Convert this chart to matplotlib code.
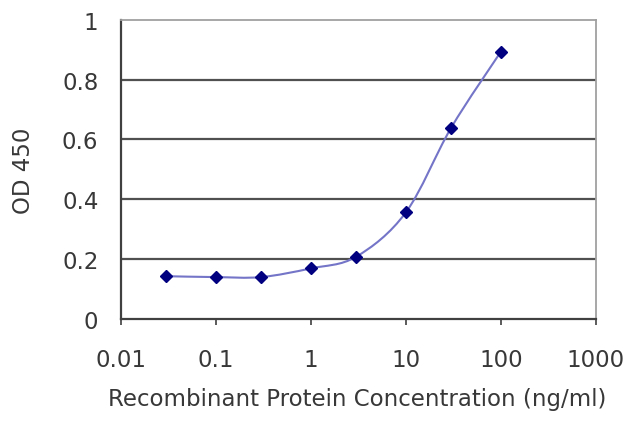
import numpy as np
import matplotlib
matplotlib.use("Agg")
import matplotlib.pyplot as plt
from matplotlib.path import Path
from matplotlib.patches import PathPatch

conc = [0.03, 0.1, 0.3, 1, 3, 10, 30, 100]
od = [0.143, 0.140, 0.140, 0.169, 0.208, 0.356, 0.639, 0.893]
xticks = [0.01, 0.1, 1, 10, 100, 1000]
xticklabels = ["0.01", "0.1", "1", "10", "100", "1000"]
yticks = [0, 0.2, 0.4, 0.6, 0.8, 1]
yticklabels = ["0", "0.2", "0.4", "0.6", "0.8", "1"]

plt.rcParams['font.family'] = ['DejaVu Sans']
txt = '#383838'
fs = 16.5

fig = plt.figure(figsize=(6.4, 4.27), dpi=100)
ax = fig.add_axes([0.1886, 0.2506, 0.7425, 0.701])
ax.set_xscale('log')
ax.set_xlim(0.01, 1000)
ax.set_ylim(0, 1)

for v in yticks[1:-1]:
    ax.axhline(v, color='#505050', lw=1.6, zorder=1)

# smooth (Excel-style) line through the data points
lx = np.log10(conc)
yy = np.array(od)
n = len(lx)
verts = [(conc[0], od[0])]
codes = [Path.MOVETO]
for i in range(n - 1):
    p0 = max(i - 1, 0); p3 = min(i + 2, n - 1)
    c1x = lx[i] + (lx[i + 1] - lx[p0]) / 6
    c1y = yy[i] + (yy[i + 1] - yy[p0]) / 6
    c2x = lx[i + 1] - (lx[p3] - lx[i]) / 6
    c2y = yy[i + 1] - (yy[p3] - yy[i]) / 6
    verts += [(10 ** c1x, c1y), (10 ** c2x, c2y), (conc[i + 1], od[i + 1])]
    codes += [Path.CURVE4] * 3
ax.add_patch(PathPatch(Path(verts, codes), fill=False, edgecolor='#7474c8',
                       lw=1.5, zorder=2, transform=ax.transData))
ax.plot(conc, od, linestyle='none', marker='D', markersize=6.5,
        color='#000080', zorder=3)

for s in ['left', 'bottom']:
    ax.spines[s].set_color('#404040')
    ax.spines[s].set_linewidth(1.6)
for s in ['top', 'right']:
    ax.spines[s].set_color('#a0a0a0')
    ax.spines[s].set_linewidth(1.3)

ax.set_xticks(xticks)
ax.set_xticklabels(xticklabels)
ax.xaxis.set_minor_locator(matplotlib.ticker.NullLocator())
ax.set_yticks(yticks)
ax.set_yticklabels(yticklabels)
ax.tick_params(axis='x', length=4, width=1.2, color='#404040', direction='out',
               pad=17, labelsize=fs, labelcolor=txt)
ax.tick_params(axis='y', length=0, pad=16, labelsize=fs, labelcolor=txt)

ax.set_xlabel('Recombinant Protein Concentration (ng/ml)', fontsize=fs, color=txt)
ax.xaxis.label.set_va('center')
ax.xaxis.set_label_coords(0.498, -0.267)
ax.set_ylabel('OD 450', fontsize=fs, color=txt)
ax.yaxis.label.set_va('center')
ax.yaxis.set_label_coords(-0.205, 0.5)

fig.savefig('out.png', dpi=100)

• TASK DESCRIPTION: Reproduce the material above exactly, first line through the line that contains "pad=16, labelsize=fs, labelcolor=txt)", minus the pictures.

• RESULT:
Convert this chart to matplotlib code.
import numpy as np
import matplotlib
matplotlib.use("Agg")
import matplotlib.pyplot as plt
from matplotlib.path import Path
from matplotlib.patches import PathPatch

conc = [0.03, 0.1, 0.3, 1, 3, 10, 30, 100]
od = [0.143, 0.140, 0.140, 0.169, 0.208, 0.356, 0.639, 0.893]
xticks = [0.01, 0.1, 1, 10, 100, 1000]
xticklabels = ["0.01", "0.1", "1", "10", "100", "1000"]
yticks = [0, 0.2, 0.4, 0.6, 0.8, 1]
yticklabels = ["0", "0.2", "0.4", "0.6", "0.8", "1"]

plt.rcParams['font.family'] = ['DejaVu Sans']
txt = '#383838'
fs = 16.5

fig = plt.figure(figsize=(6.4, 4.27), dpi=100)
ax = fig.add_axes([0.1886, 0.2506, 0.7425, 0.701])
ax.set_xscale('log')
ax.set_xlim(0.01, 1000)
ax.set_ylim(0, 1)

for v in yticks[1:-1]:
    ax.axhline(v, color='#505050', lw=1.6, zorder=1)

# smooth (Excel-style) line through the data points
lx = np.log10(conc)
yy = np.array(od)
n = len(lx)
verts = [(conc[0], od[0])]
codes = [Path.MOVETO]
for i in range(n - 1):
    p0 = max(i - 1, 0); p3 = min(i + 2, n - 1)
    c1x = lx[i] + (lx[i + 1] - lx[p0]) / 6
    c1y = yy[i] + (yy[i + 1] - yy[p0]) / 6
    c2x = lx[i + 1] - (lx[p3] - lx[i]) / 6
    c2y = yy[i + 1] - (yy[p3] - yy[i]) / 6
    verts += [(10 ** c1x, c1y), (10 ** c2x, c2y), (conc[i + 1], od[i + 1])]
    codes += [Path.CURVE4] * 3
ax.add_patch(PathPatch(Path(verts, codes), fill=False, edgecolor='#7474c8',
                       lw=1.5, zorder=2, transform=ax.transData))
ax.plot(conc, od, linestyle='none', marker='D', markersize=6.5,
        color='#000080', zorder=3)

for s in ['left', 'bottom']:
    ax.spines[s].set_color('#404040')
    ax.spines[s].set_linewidth(1.6)
for s in ['top', 'right']:
    ax.spines[s].set_color('#a0a0a0')
    ax.spines[s].set_linewidth(1.3)

ax.set_xticks(xticks)
ax.set_xticklabels(xticklabels)
ax.xaxis.set_minor_locator(matplotlib.ticker.NullLocator())
ax.set_yticks(yticks)
ax.set_yticklabels(yticklabels)
ax.tick_params(axis='x', length=4, width=1.2, color='#404040', direction='out',
               pad=17, labelsize=fs, labelcolor=txt)
ax.tick_params(axis='y', length=0, pad=16, labelsize=fs, labelcolor=txt)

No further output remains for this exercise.